The combination of narrow DOF, the reach of the lens, and something about the glass itself creates - as far as I'm concerned - a signature for want of a better term. As for someone suggesting that you could get the same pix with say an 85mm f/1.8, well you can't. Much as I use and appreciate my 85mm, it can't even begin to compress time and space like the a 200mm lens at the same aperture does. And yes that narrow DOF can cut both ways. Sometimes it just doesn't work. No big deal. What I don't understand is why some feel it is necessary to launch very personal attacks on another photographer's work. Ah, okay, you don't like it. Fine. One can opine that it's just a snapshot. Okay. That pretty much takes care of Cartier-Bresson. Nothing but snapshots. When one can find the extraordinary in the mundane as you have often done, then I think you are doing something rather nice.

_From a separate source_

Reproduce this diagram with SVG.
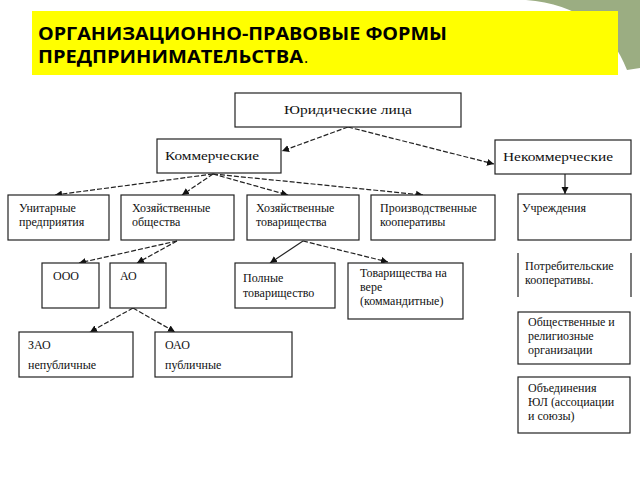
<svg xmlns="http://www.w3.org/2000/svg" width="640" height="480" viewBox="0 0 640 480">
<style>
.box{fill:#fff;stroke:#222;stroke-width:1.2}
.t{font-family:"Liberation Serif","Times New Roman",serif;font-size:12px;fill:#111}
.c{stroke:#222;stroke-width:1.2;fill:none;stroke-dasharray:5,2;marker-end:url(#ah)}
.s{stroke:#222;stroke-width:1.2;fill:none;marker-end:url(#ah)}
.title{font-family:"Open Sans","DejaVu Sans",sans-serif;font-weight:bold;font-size:17px;fill:#000}
</style>
<defs>
<marker id="ah" markerUnits="userSpaceOnUse" markerWidth="8" markerHeight="8" refX="7" refY="4" orient="auto">
<path d="M0,0.5 L7,4 L0,7.5 Z" fill="#111"/>
</marker>
</defs>
<rect width="640" height="480" fill="#fff"/>
<path d="M526,0 C578,4 612,30 627,70 L640,68 L640,0 Z" fill="#9bad82"/>
<g id="title">
<rect x="32" y="11" width="586" height="64" fill="#ffff00"/>
<text class="title" x="38" y="40" textLength="409" lengthAdjust="spacingAndGlyphs">ОРГАНИЗАЦИОННО-ПРАВОВЫЕ ФОРМЫ</text>
<text class="title" x="38" y="63" textLength="265" lengthAdjust="spacingAndGlyphs">ПРЕДПРИНИМАТЕЛЬСТВА</text>
<text x="304" y="63" font-family="Open Sans,sans-serif" font-size="16" fill="#000">.</text>
</g>
<g id="connectors">
<line class="c" x1="348" y1="127" x2="282" y2="151"/>
<line class="c" x1="348" y1="127" x2="494" y2="164"/>
<line class="c" x1="213" y1="174" x2="55" y2="195"/>
<line class="c" x1="213" y1="174" x2="182" y2="195"/>
<line class="c" x1="213" y1="174" x2="288" y2="195"/>
<line class="c" x1="213" y1="174" x2="423" y2="195"/>
<line class="s" x1="565" y1="174" x2="565" y2="194"/>
<line class="c" x1="177" y1="241" x2="79" y2="263"/>
<line class="c" x1="177" y1="241" x2="137" y2="263"/>
<line class="s" x1="303" y1="241" x2="270" y2="263"/>
<line class="c" x1="303" y1="241" x2="388" y2="262"/>
<line class="c" x1="133" y1="308" x2="90" y2="332"/>
<line class="c" x1="133" y1="308" x2="175" y2="332"/>
</g>
<g id="n-legal"><rect class="box" x="235" y="93" width="226" height="34"/><text class="t" x="348" y="114" text-anchor="middle" textLength="128" lengthAdjust="spacingAndGlyphs">Юридические лица</text></g>
<g id="n-comm"><rect class="box" x="157" y="139" width="124" height="34"/><text class="t" x="165" y="160" textLength="94" lengthAdjust="spacingAndGlyphs">Коммерческие</text></g>
<g id="n-noncomm"><rect class="box" x="495" y="140" width="136" height="34"/><text class="t" x="503" y="161" textLength="110" lengthAdjust="spacingAndGlyphs">Некоммерческие</text></g>
<g id="n-unit"><rect class="box" x="8" y="195" width="101" height="45"/><text class="t" x="19" y="212">Унитарные</text><text class="t" x="19" y="226">предприятия</text></g>
<g id="n-hozob"><rect class="box" x="121" y="195" width="113" height="45"/><text class="t" x="132" y="212">Хозяйственные</text><text class="t" x="132" y="226">общества</text></g>
<g id="n-hoztov"><rect class="box" x="247" y="195" width="112" height="45"/><text class="t" x="256" y="212">Хозяйственные</text><text class="t" x="256" y="226">товарищества</text></g>
<g id="n-proizv"><rect class="box" x="371" y="195" width="124" height="45"/><text class="t" x="380" y="212">Производственные</text><text class="t" x="380" y="226">кооперативы</text></g>
<g id="n-uchr"><rect class="box" x="518" y="194" width="113" height="46"/><text class="t" x="522" y="212">Учреждения</text></g>
<g id="n-ooo"><rect class="box" x="42" y="263" width="57" height="45"/><text class="t" x="53" y="280">ООО</text></g>
<g id="n-ao"><rect class="box" x="110" y="263" width="56" height="45"/><text class="t" x="120" y="280">АО</text></g>
<g id="n-poln"><rect class="box" x="235" y="263" width="100" height="45"/><text class="t" x="243" y="282">Полные</text><text class="t" x="243" y="297">товарищество</text></g>
<g id="n-vera"><rect class="box" x="348" y="263" width="115" height="56"/><text class="t" x="360" y="277">Товарищества на</text><text class="t" x="360" y="291">вере</text><text class="t" x="360" y="305">(коммандитные)</text></g>
<g id="n-potreb"><line x1="518" y1="253" x2="518" y2="297" stroke="#222" stroke-width="1.2"/><line x1="631" y1="253" x2="631" y2="297" stroke="#222" stroke-width="1.2"/><text class="t" x="525" y="270">Потребительские</text><text class="t" x="525" y="284">кооперативы.</text></g>
<g id="n-zao"><rect class="box" x="19" y="332" width="114" height="45"/><text class="t" x="28" y="349">ЗАО</text><text class="t" x="28" y="369">непубличные</text></g>
<g id="n-oao"><rect class="box" x="155" y="332" width="137" height="45"/><text class="t" x="165" y="349">ОАО</text><text class="t" x="165" y="369">публичные</text></g>
<g id="n-obsch"><rect class="box" x="518" y="312" width="112" height="52"/><text class="t" x="528" y="326">Общественные и</text><text class="t" x="528" y="340">религиозные</text><text class="t" x="528" y="354">организации</text></g>
<g id="n-obed"><rect class="box" x="518" y="377" width="112" height="56"/><text class="t" x="528" y="392">Объединения</text><text class="t" x="528" y="406">ЮЛ (ассоциации</text><text class="t" x="528" y="420">и союзы)</text></g>
</svg>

Now, so you don't get a swelled head or anything. You note that your girlfriend(?) has a 3 second tolerance for you to get a shot. Hate to tell you this, pal, but your cat is flipping you off every time you point the lens at it. But then you probably already knew that cause that's how cats are. Hope you keep sharing your pix with us.
As for the wrist pain thing. I'm a semi-retired carpenter (mostly because no one is building anything) with two really lousy wrists and elbows. I also shoot all the high school sports for the local paper. (Small town, small paper.) I've been using a CottonCarrier to hold the camera and lens (In my case a 70-200 f/2.8L II and a 1DIV) when I'm not going for a shot. It helps and is very quick on the draw. I also wrap my wrists before a shoot. Gets hot (I live deep in the Sonoran desert where even at 7:00PM game time it is still well over 100F). And of course, eat ibuprofen. What can I say? Hurts more not to shoot than it does to keep shooting.
Anyhow, thanks for showing your stuff and who knows, maybe someday I'll get my hands on such a lovely lens.